Dow’s Big Week Has Down Finish
Wall Street ended a record-breaking week quietly Friday, edging lower after the Labor Department said employers added far fewer jobs than expected last month. The major indexes all scored big gains for the week.
While the jobs report gave investors further confirmation that the economy is slowing — employers created just 51,000 new jobs last month, well off the 120,000 Wall Street expected — the market is now concerned that the economy might be moderating too much.
Even the prospects of a rate cut by the Federal Reserve came as little comfort Friday.
“We’ve had a market that wants to see bad news as good news with respect to the Fed,” said Bryan Piskorowski, a market analyst at Wachovia Securities LLC. “(Now the) economy is slowing, the housing market is slowing, consumer spending is starting to slow. You run that tightwire where bad news eventually becomes bad news.”

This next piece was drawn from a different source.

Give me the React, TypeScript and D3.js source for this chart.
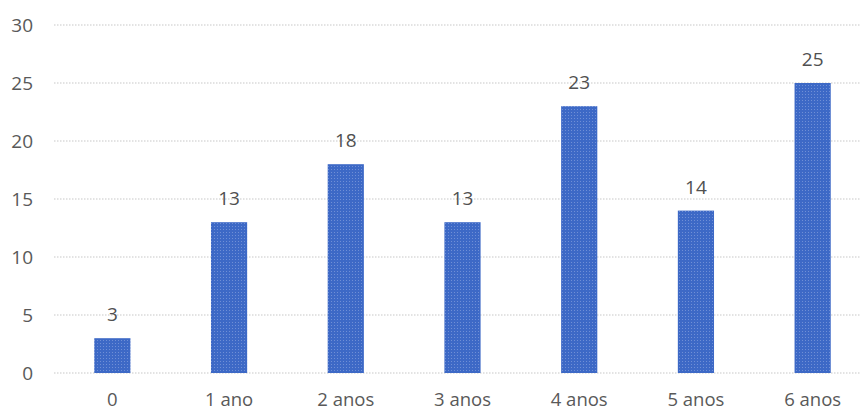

Bonds fell, with the yield on the benchmark 10-year Treasury note rising to 4.70 percent from 4.61 percent late Thursday. The dollar was mixed against other major currencies, while gold prices rose.
Light sweet crude settled down 27 cents at $59.76 a barrel on the New York Mercantile Exchange. Investors are still paying close attention to oil prices, as their decline has helped drive the market’s upward rise in recent months.
Kevin Logan, chief U.S. economist at Dresdner Kleinwort, said stocks rose this week as investors found encouragement in falling oil prices.
“It lessens inflation pressure and lowers the possibility that the Fed would have to raise rates,” he said.